Ben Kürd olduğum için Kürdlere dair bir-iki söz söyleyeceğim. Şöyle ki; bizim Kürdler maarifi kılıçlarının hutut-u cevherinden öğrenmişler. Maarif-i cedideden dört sebep için ürküyorlar:
Birincisi: Bazı mesail-i fenniye, bazı avamların takliden veya hataen akide ve hakikat ve İslâmiyet telâkki ettikleri bazı hikâyat ve teşbihat ve israiliyatın muhalefetidir.
İkincisi: Bazı ehl-i fen ve ehl-i mektebe nazar-ı sathî ve taklidî olarak zevahir-i dini tahsil ile bir akide-i tıflâneyi fünunlarda kesbettiği meleke-i feylesofaneye mukabele ve muhakeme etmekle, varta-i evham ve şükûka düştükleridir.
Üçüncüsü: Maden-i her-kemal bildikleri medarisin ahvaline muhalefet ve mübayenettir.
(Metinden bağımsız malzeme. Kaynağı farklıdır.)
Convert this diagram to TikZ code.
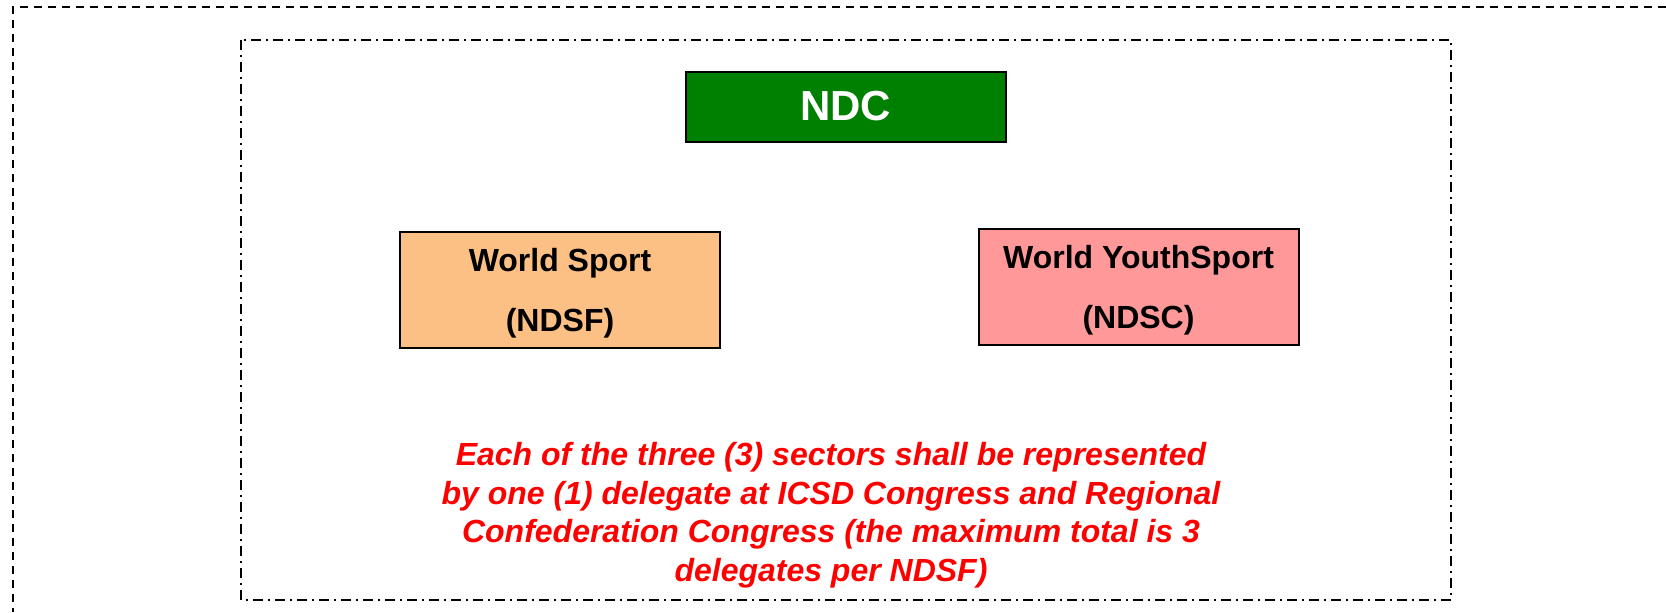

Dördüncüsü: Zahiren o fünunun bilâd-ı ecnebiyeden gelmesidir.
Bunun çaresi, şecaatlerini okşayan Hamidiye Alaylarının askerlik münasebetiyle mekâtibi medrese nam-ı me’lufuyla ulûm-u diniye ile beraber, fünun-u lazıme-i medeniyeyi Kürd ulemasının Kürdlerin istidadına göre tedris etmesidir ve Kürdistan’da medaris-i münderiseyi ihya ve onlarca en mühim olan talebe tayınatını Maarif ve Evkaf’tan vermektir.
Bu fikir, on beş sene hususi mesleğimdi; efkâr-ı umumiyeye arz ediyorum, tâ ki meslek-i umumi olsun, zira vakti gelmiş.